What it asks of us: Humility before life’s code. A new bioethics.
Our response: Powerful tools, clumsy hands. Promise shadowed by premature ambition.
Status: Tense. We are editing the very script of life without fully reading it.
Today and the Future:
The Arena of Artificial Intelligence
What emerged: Machine cognition, autonomy, simulation of meaning.
What it asks of us: To define what is human, what is real, what is just.
Our response: We stepped in early—open-source movements, ethical frameworks, generative wonder. But risk outpaces reflection.
Status: The newest, loudest arena. You are standing in it now.
“In the arena, the triumph belongs not to those who play it safe, but to those who act with daring clarity in the face of uncertainty.”—(Adapted in the spirit of Roosevelt, 2025)
What Must Be Done Now
- We must demand transparency in how models are trained, governed, and deployed. The future cannot be shaped by the men behind curtains.
- We must resist the seduction of total automation. Not everything that can be delegated should be. Imagine what will happen when we automate the monitoring of the monitors that monitor our automations. My mind hurts writing that—I would not want to have to pick up the pieces after such a failure.
- We must teach discernment, not dependence. AI should amplify judgment, not replace it. We have learned not to blindly follow the confident and charismatic leader that offer no proof. Why would blindly follow an AI?
- We must protect the vulnerable, whose data and likenesses are most easily taken, most invisibly erased. Bad actors already prey on the unsuspecting. AI makes it easier for these malicious individuals to steal identities, impersonate others, and rewrite history to the point where events and cultures disappear. We must do better through education, controls, and punishing bad actors.

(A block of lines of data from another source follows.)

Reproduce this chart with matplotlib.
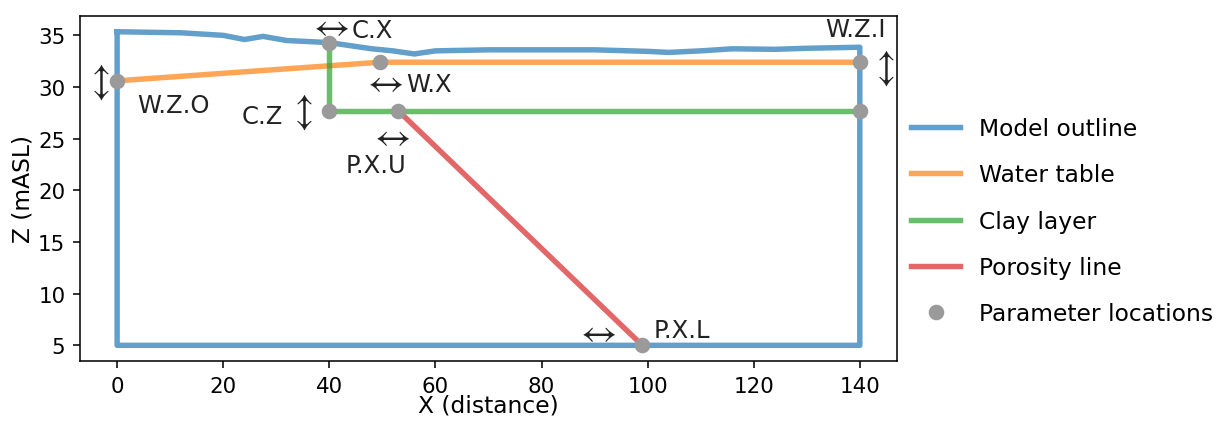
import matplotlib
matplotlib.use("Agg")
import matplotlib.pyplot as plt
import numpy as np

# model outline: top surface (x, z), then the box closes down to the base
top_x = [0, 12, 20, 24, 27.5, 32, 40, 44, 48, 52, 56, 60, 70, 80, 90, 100, 104, 110, 116, 124, 130, 140]
top_z = [35.35, 35.25, 35.0, 34.6, 34.9, 34.5, 34.3, 34.0, 33.7, 33.5, 33.2, 33.5, 33.6, 33.6, 33.6, 33.45, 33.35, 33.5, 33.7, 33.65, 33.75, 33.85]
base_z = 5.0

# water table
wt_x = [0, 49.5, 140]
wt_z = [30.6, 32.4, 32.4]

# clay layer
clay_x = [40, 40, 140]
clay_z = [34.3, 27.7, 27.7]

# porosity line
por_x = [53, 99]
por_z = [27.7, 5.0]

# parameter locations
par_x = [0, 40, 49.5, 40, 53, 99, 140, 140]
par_z = [30.6, 34.3, 32.4, 27.7, 27.7, 5.0, 32.4, 27.7]

out_x = top_x + [140, 0, 0]
out_z = top_z + [base_z, base_z, top_z[0]]

fig = plt.figure(figsize=(8.75, 3.021), dpi=140)
ax = fig.add_axes([0.0653, 0.1442, 0.6669, 0.8156])

lw = 2.8
ax.plot(out_x, out_z, color='tab:blue', lw=lw, alpha=0.7, label='Model outline')
ax.plot(wt_x, wt_z, color='tab:orange', lw=lw, alpha=0.7, label='Water table')
ax.plot(clay_x, clay_z, color='tab:green', lw=lw, alpha=0.7, label='Clay layer')
ax.plot(por_x, por_z, color='tab:red', lw=lw, alpha=0.7, label='Porosity line')
ax.plot(par_x, par_z, 'o', color='#9a9a9a', ms=7, label='Parameter locations')

arrow_fs = 19
txt_fs = 12.5
LR = r'$\leftrightarrow$'
UD = r'$\updownarrow$'

def note(x, z, s, dx, dy, ha='center', fs=txt_fs):
    ax.annotate(s, (x, z), xytext=(dx, dy), textcoords='offset pixels',
                ha=ha, va='center', fontsize=fs, color='#222222',
                math_fontfamily='stixsans')

# C.X
note(40, 34.3, LR, 0, 17, fs=arrow_fs)
note(40, 34.3, 'C.X', 22, 13, ha='left')
# W.Z.O
note(0, 30.6, UD, -19, 0, fs=arrow_fs)
note(0, 30.6, 'W.Z.O', 20, -24, ha='left')
# W.X
note(49.5, 32.4, LR, 4, -19, fs=arrow_fs)
note(49.5, 32.4, 'W.X', 26, -22, ha='left')
# C.Z
note(40, 27.7, UD, -28, 0, fs=arrow_fs)
note(40, 27.7, 'C.Z', -46, -5, ha='right')
# P.X.U
note(53, 27.7, LR, -8, -25, fs=arrow_fs)
note(53, 27.7, 'P.X.U', -22, -54)
# P.X.L
note(99, 5.0, LR, -46, 14, fs=arrow_fs)
note(99, 5.0, 'P.X.L', 11, 15, ha='left')
# W.Z.I
note(140, 32.4, 'W.Z.I', -4, 33)
note(140, 32.4, UD, 23, -5, fs=arrow_fs)

ax.set_xlabel('X (distance)', fontsize=12, labelpad=-1)
ax.set_ylabel('Z (mASL)', fontsize=12, labelpad=2)
ax.tick_params(labelsize=11, pad=4)

ax.legend(loc='center left', bbox_to_anchor=(0.992, 0.405), frameon=False,
          fontsize=12, handlelength=2.1, labelspacing=1.0)

fig.savefig('out.png', dpi=140)
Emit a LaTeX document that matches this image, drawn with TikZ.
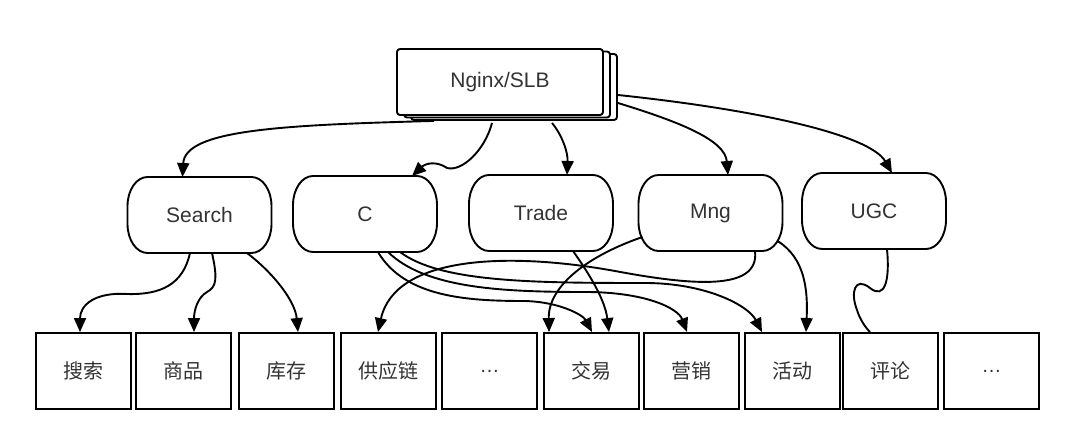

- We must shape regulation and governance, not react to it. If we wait for permission, we abdicate the arena. Our government and legal systems are again proving to be ill-prepared. It is up to the industry and AI users to design safety, privacy, security, inclusion, belonging, and robustness into AI. We have already proven that waiting and fixing tools and processes after the fact is not just costly and frustrating—it causes more harm to people.
- We must dare to build different. Tools that honor presence, agency, and consent—technologies that serve the many, not the few. If we continue thinking "bigger is better" and "growth at all costs," then AI might just be able to deliver on those promises, though there might not be anything left behind. It is time for bold, yet deliberative, action. We cannot keep following our old playbooks.
- And we must plan for retreat. No system, no matter how advanced, is immune to failure. We must be able to pause, backtrack, or unwind AI deployments when needed—especially in the face of instability, misuse, or limits in power and energy. The ability to step back is not weakness. It is wisdom. It is survival.
This is not a moment for retreat. It is the very definition of Roosevelt’s arena—loud, messy, high-stakes, and unfinished. And we are each already standing inside it.
Closing Call
To be in the arena does not require perfection. It requires presence. The courage to look at the machine, the mirror, the planet—and not look away. We are not shaming the past. We are honoring it by rising now. Some arenas we entered too late. Others we fled too soon. But many—we are still inside.
And that means there’s still time. Step forward.